I really don’t know what to say about the various remembrances scheduled today. 

To each of us the experience was different.

The commemoration of a loss is somehow strange, and for all the promises to remember 9/11/2001 forever, we know that won’t happen.  I was in seventh grade when President Kennedy was assassinated on November 22, 1963.  For a decade or so there were commemorations, but those gradually faded becoming fewer and less obvious as time passed.  This coming November 22 you may still find a mention in the newspaper but it will probably be relatively subdued.
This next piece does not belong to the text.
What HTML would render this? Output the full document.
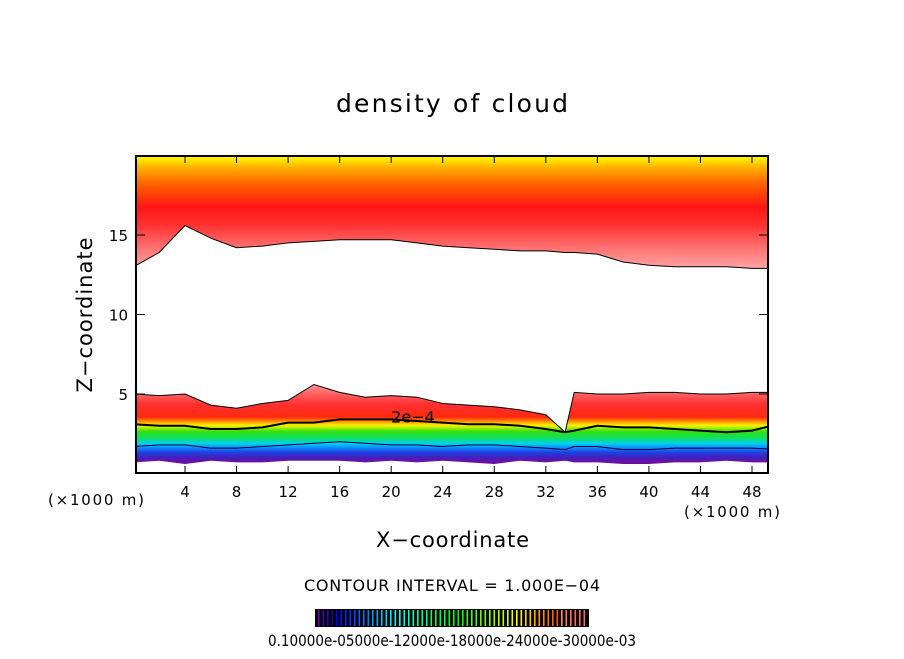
<!DOCTYPE html>
<html><head><meta charset="utf-8"><style>
body{margin:0;background:#fff}
svg text{font-family:"DejaVu Sans","Liberation Sans",sans-serif;fill:#000}
</style></head><body>
<svg id="c" width="904" height="654" xmlns="http://www.w3.org/2000/svg">
<defs>
<linearGradient id="gLow" gradientUnits="userSpaceOnUse" x1="0" x2="0" y1="462" y2="382">
<stop offset="0" stop-color="#6a10a0"/><stop offset="0.06" stop-color="#4020c0"/><stop offset="0.12" stop-color="#2040e0"/>
<stop offset="0.17" stop-color="#1080ff"/><stop offset="0.23" stop-color="#00d0f0"/><stop offset="0.3" stop-color="#10e060"/>
<stop offset="0.38" stop-color="#30e010"/><stop offset="0.43" stop-color="#b0f000"/><stop offset="0.46" stop-color="#ffee00"/>
<stop offset="0.5" stop-color="#ffa000"/><stop offset="0.56" stop-color="#ff2a10"/><stop offset="0.72" stop-color="#ff3030"/>
<stop offset="0.86" stop-color="#ff6565"/><stop offset="1" stop-color="#ffa0a0"/></linearGradient>
<linearGradient id="gUp" gradientUnits="userSpaceOnUse" x1="0" x2="0" y1="270" y2="156">
<stop offset="0" stop-color="#ffa8a8"/><stop offset="0.2" stop-color="#ff7070"/><stop offset="0.4" stop-color="#ff3030"/>
<stop offset="0.55" stop-color="#ff1515"/><stop offset="0.75" stop-color="#ff6000"/><stop offset="0.9" stop-color="#ffb000"/><stop offset="1" stop-color="#ffff00"/></linearGradient>
<clipPath id="pc"><rect x="136" y="156" width="632" height="317"/></clipPath>
</defs>
<text x="336" y="112" font-size="25" textLength="232" lengthAdjust="spacing">density of cloud</text>
<g id="plot" clip-path="url(#pc)"></g>
<rect x="136" y="156" width="632" height="317" fill="none" stroke="#000" stroke-width="2"/>
<g id="axes"></g>
<text x="48" y="505" font-size="15" textLength="96" lengthAdjust="spacing">(×1000 m)</text>
<text x="684" y="517" font-size="15" textLength="96" lengthAdjust="spacing">(×1000 m)</text>
<text x="376" y="547" font-size="21" textLength="153" lengthAdjust="spacing">X−coordinate</text>
<text x="0" y="0" font-size="21" text-anchor="middle" textLength="155" lengthAdjust="spacing" transform="translate(92,315) rotate(-90)">Z−coordinate</text>
<text x="304" y="591" font-size="16" textLength="296" lengthAdjust="spacing">CONTOUR INTERVAL = 1.000E−04</text>
<g id="cbar"></g>
<text x="268" y="646" font-size="16" textLength="368" lengthAdjust="spacingAndGlyphs">0.10000e-05000e-12000e-18000e-24000e-30000e-03</text>
</svg>
<script>
const xs=[0,2,4,6,8,10,12,14,16,18,20,22,24,26,28,30,32,33.5,34.2,36,38,40,42,44,46,48,50];
const upperBase=[13.0,13.9,15.6,14.8,14.2,14.3,14.5,14.6,14.7,14.7,14.7,14.5,14.3,14.2,14.1,14.0,14.0,13.9,13.9,13.8,13.3,13.1,13.0,13.0,13.0,12.9,12.9];
const lowerTop=[5.0,4.9,5.0,4.3,4.1,4.4,4.6,5.6,5.1,4.8,4.9,4.8,4.4,4.3,4.2,4.0,3.7,2.6,5.1,5.0,5.0,5.1,5.1,5.0,5.0,5.1,5.1];
const contour3=[3.1,3.0,3.0,2.8,2.8,2.9,3.2,3.2,3.4,3.4,3.4,3.3,3.2,3.1,3.1,3.0,2.8,2.6,2.7,3.0,2.9,2.9,2.8,2.7,2.6,2.7,3.1];
const contour1=[1.7,1.8,1.8,1.6,1.6,1.7,1.8,1.9,2.0,1.9,1.8,1.8,1.7,1.8,1.8,1.7,1.6,1.5,1.7,1.7,1.5,1.5,1.6,1.6,1.6,1.6,1.5];
const base=[0.7,0.8,0.6,0.8,0.7,0.7,0.8,0.8,0.8,0.7,0.8,0.7,0.8,0.7,0.6,0.8,0.7,0.8,0.7,0.7,0.6,0.6,0.7,0.7,0.8,0.7,0.7];
const xTicks=[4,8,12,16,20,24,28,32,36,40,44,48];
const yTicks=[5,10,15];
const cbarLevels=[1,2,3,4,5,6,7,8,9,10,11,12,13,14,15,16,17,18,19,20,21,22,23,24,25,26,27,28,29,30,31,32,33,34,35,36,37,38,39,40,41,42,43,44,45,46,47,48,49,50,51,52,53,54,55,56,57,58,59,60];
const X=v=>185+(v-4)*(752-185)/44;
const Y=v=>473.5-v*15.9;
const NS="http://www.w3.org/2000/svg";
function mk(t,a,p){const e=document.createElementNS(NS,t);for(const k in a)e.setAttribute(k,a[k]);p.appendChild(e);return e;}
const plot=document.getElementById('plot');
const line=arr=>xs.map((x,i)=>X(x).toFixed(1)+','+Y(arr[i]).toFixed(1));
let up=mk('polygon',{points:line(upperBase).join(' ')+' '+X(50)+','+Y(21)+' '+X(0)+','+Y(21),fill:'url(#gUp)'},plot);


let low=mk('polygon',{points:line(lowerTop).join(' ')+' '+line(base).reverse().join(' '),fill:'url(#gLow)'},plot);


const edges=[[upperBase,'#000',1,'upper-cloud-edge'],[lowerTop,'#000',1,'lower-cloud-edge'],[contour3,'#000',2,'contour-3e-4'],[contour1,'#003',1,'contour-1e-4']];
edges.forEach(([a,c,w,n])=>{const p=mk('polyline',{points:line(a).join(' '),fill:'none',stroke:c,'stroke-width':w},plot);

});
const lab=mk('text',{x:X(20),y:Y(3.2),'font-size':16},plot);lab.textContent='2e−4';


const ax=document.getElementById('axes');
xTicks.forEach(t=>{mk('line',{x1:X(t),x2:X(t),y1:473,y2:466,stroke:'#000'},ax);mk('line',{x1:X(t),x2:X(t),y1:156,y2:163,stroke:'#000'},ax);
const tx=mk('text',{x:X(t),y:497,'font-size':15,'text-anchor':'middle'},ax);tx.textContent=t;

});
yTicks.forEach(t=>{mk('line',{x1:136,x2:145,y1:Y(t),y2:Y(t),stroke:'#000'},ax);mk('line',{x1:768,x2:759,y1:Y(t),y2:Y(t),stroke:'#000'},ax);
const ty=mk('text',{x:128,y:Y(t)+6,'font-size':15,'text-anchor':'end'},ax);ty.textContent=t;

});
const cb=document.getElementById('cbar');
const bg=mk('rect',{x:315,y:609,width:274,height:18,fill:'#000'},cb);


cbarLevels.forEach((l,i)=>{
const c='hsl('+(i<4?275-i*10:Math.max(0,240-(i-4)*4.5))+',100%,'+(i>53?70:i<4?35:50)+'%)';
mk('rect',{x:318+i*4.5,y:610,width:1.6,height:16,fill:c},cb);});
</script>
</body></html>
December 7, 1941 was called “a day that will live in infamy,” by President Franklin Delano Roosevelt, yet the attack on Pearl Harbor is not remembered any more vividly than the fall of the Alamo or the sinking of the U.S.S. Maine.  Even July 20, 1969 is a faded memory; in case you’ve forgotten, that was the day man first stepped on the moon.  History, no matter how significant is still in the past.  We cannot take the event forward into the future.  We can, however, take what we’ve learned and hopefully build on it.

By the time you read this there may be another attack.  There have been warnings about a possible car bomb in either Washington DC or New York.  Since our intelligence services have been the ones telling of the potential attacks, there’s a good chance that the perpetrators either will be caught or abandon or at least change their plans.

The key is that other people want what America has.  It’s not just the material advantages, but the fact that we are a people who are bound not by birth but by an ideal.  We have something to believe in that is both precious and powerful.  When people see themselves as part of something important that links others together, they have a power that others can only imagine.  If you haven’t lately, read the US Constitution – or at least the Bill of Rights.  It’s no wonder others want what we take for granted.

When Americans cried, “Remember the Alamo!” or “Remember the Maine!” they were not advising us to study history.  They used those incidents as a rallying cry to pull Americans together.  For us to put our own wants and desires behind the good of our nation.  For us to take on the responsibilities that go hand in hand with the rights we enjoy.

America is not perfect; anything that relies on human beings cannot be.  However, with all its warts and imperfections, it is better than any other human effort I’ve ever seen, heard or read about.  Each time we’ve been sucker punched we picked ourselves up, dusted ourselves off and taken on the challenge that faced us.  As we look back on 9/11/2001 that is the lesson that we have learned; now we need to carry it forward with renewed commitment.